## Start SUPPLIED DATA

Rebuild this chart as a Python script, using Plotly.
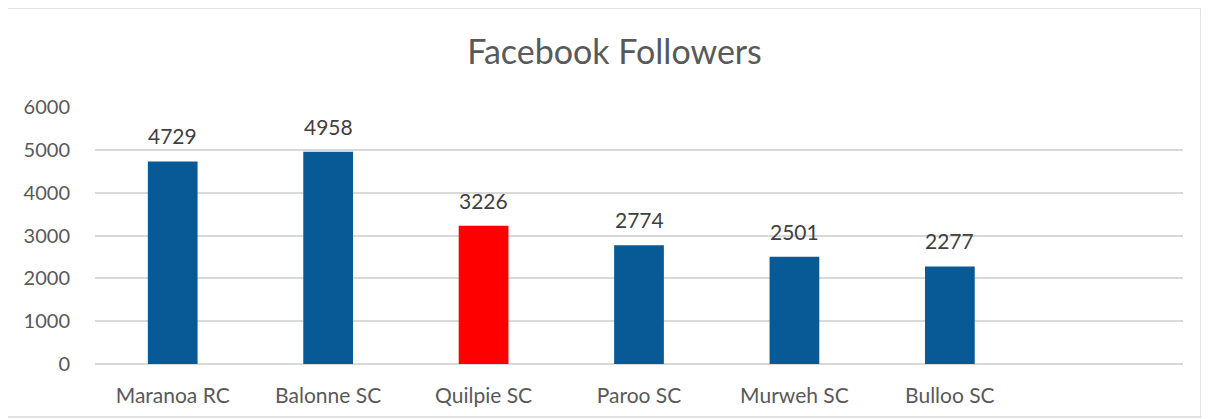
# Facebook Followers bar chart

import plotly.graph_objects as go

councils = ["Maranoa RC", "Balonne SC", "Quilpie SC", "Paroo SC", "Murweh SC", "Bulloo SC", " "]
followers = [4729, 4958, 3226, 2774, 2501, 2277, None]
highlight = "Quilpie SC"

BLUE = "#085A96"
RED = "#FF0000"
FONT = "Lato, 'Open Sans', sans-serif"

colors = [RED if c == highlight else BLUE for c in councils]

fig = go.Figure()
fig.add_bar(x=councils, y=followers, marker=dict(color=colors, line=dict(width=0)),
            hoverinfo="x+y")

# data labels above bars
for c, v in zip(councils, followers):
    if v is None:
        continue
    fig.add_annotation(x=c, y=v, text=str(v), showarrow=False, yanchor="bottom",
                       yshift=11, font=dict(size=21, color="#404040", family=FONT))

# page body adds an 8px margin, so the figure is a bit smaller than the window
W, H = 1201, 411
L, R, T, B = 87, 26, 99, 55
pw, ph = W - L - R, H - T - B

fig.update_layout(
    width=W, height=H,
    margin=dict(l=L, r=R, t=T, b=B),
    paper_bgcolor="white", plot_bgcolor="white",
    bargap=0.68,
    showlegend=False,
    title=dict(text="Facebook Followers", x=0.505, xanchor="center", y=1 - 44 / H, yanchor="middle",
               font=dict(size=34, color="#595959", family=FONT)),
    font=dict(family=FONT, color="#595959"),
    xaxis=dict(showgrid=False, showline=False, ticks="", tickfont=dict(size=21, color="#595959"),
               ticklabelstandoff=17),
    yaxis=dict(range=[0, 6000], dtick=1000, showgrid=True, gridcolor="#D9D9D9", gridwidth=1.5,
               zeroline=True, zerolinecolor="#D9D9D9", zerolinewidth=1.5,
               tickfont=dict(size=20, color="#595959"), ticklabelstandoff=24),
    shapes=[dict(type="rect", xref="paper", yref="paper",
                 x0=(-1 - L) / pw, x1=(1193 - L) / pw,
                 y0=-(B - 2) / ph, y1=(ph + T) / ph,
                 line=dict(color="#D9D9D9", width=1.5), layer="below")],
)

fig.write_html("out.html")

## End SUPPLIED DATA

#### INSTRUCTIONS FOR THE TASK
Leave out any pictures and return exactly the lines from the beginning of the data through the line with "import plotly.graph_objects as go", inclusive.

#### RESULT BELOW
Rebuild this chart as a Python script, using Plotly.
# Facebook Followers bar chart

import plotly.graph_objects as go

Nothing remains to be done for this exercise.